Start at the FRED home page. Under the Data Tools dropdown box, select “Create Your Own Graphs.” In the box marked “Type keywords to search for data” enter “GDPC1” without the quotation marks. GDPC1 is the FRED data code for U.S. real GDP. Select that data and click on “Add series.” The first chart that FRED shows will be of “Real Gross Domestic Product” in billions of chained 2009 dollars.

Modify that chart by selecting “Add Data Series” and typing “GDPPOT” into the keywords box. GDPPOT is the keyword for the Congressional Budget Office’s measure of potential GDP. Then select the radar box “Modify existing series – Data Series 1” and click “Add Series.” Under “Edit Data Series 1” select “Create your own data transformation.” In the formula box, type “100*(a/b-1)/2” without the quotation marks and click “Apply.” The modified graph now shows the output gap divided by 2, which is a term in the Taylor Rule.

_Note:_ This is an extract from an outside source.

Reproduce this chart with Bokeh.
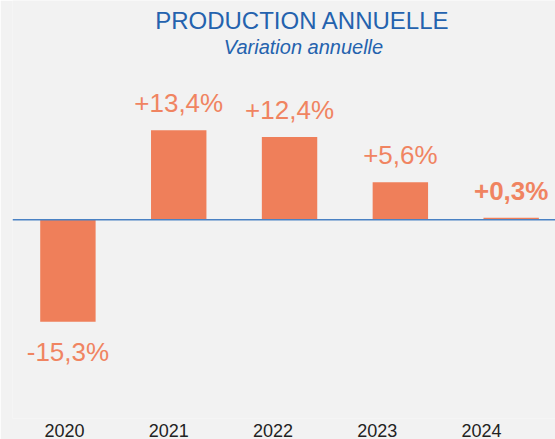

Modify the graph further by adding the inflation rate, the inflation gap and the long-run real equilibrium rate. Select “Add Data Series” and type “PCEPI” (for the price index of personal consumption expenditures) in the keywords box. Make sure the radar box for “Modify existing series – Data Series 1” is still checked and click “Add Series.” Under Edit Data Series 1, item (c) will be the new price series. In the “Units” dropdown box for item (c), select “Percent Change from Year Ago.” Then, in the formula box, type “2+c+(c-2)/2+100*(a/b-1)/2” without the quotation marks and click “Apply.” The Taylor Rule will now appear.

Change the time period to begin in 1970 by clicking on the start time above the graph and changing it from 1947-01-01 to 1970-01-01. To compare the Taylor Rule to the actual policy rate, click “Add Data Series” again and type “FF” (the data code for the effective federal funds rate) into the keywords box. This time, select the radar box for “Add new series” and click “Add series.” Then, under “Edit Data Series 2” change the Frequency dropdown box from “Weekly, Ending Wednesday” to “Quarterly.”

Your chart now shows both the Taylor Rule and the actual federal funds rate at a quarterly frequency beginning in 1970. While the two time series move together, note that the Taylor Rule was persistently higher than the funds rate in the 1970s. Note also that the Rule was well below zero in 2009, but the funds rate did not sink below the “zero lower bound” for nominal interest rates.

Keep in mind that you don’t need to know any FRED data codes to make charts. FRED helps you search for data as long as you can describe it. Try, for example, typing “real GDP” into the search box at the top right of the FRED page. You’ll get a range of data choices ranked by their frequency of use. The first one in the list – “Real Gross Domestic Product” measured in “Billions of Chained 2009 Dollars, Quarterly. Seasonally Adjusted Annual Rate” – is the GDPC1 indicator that we used above.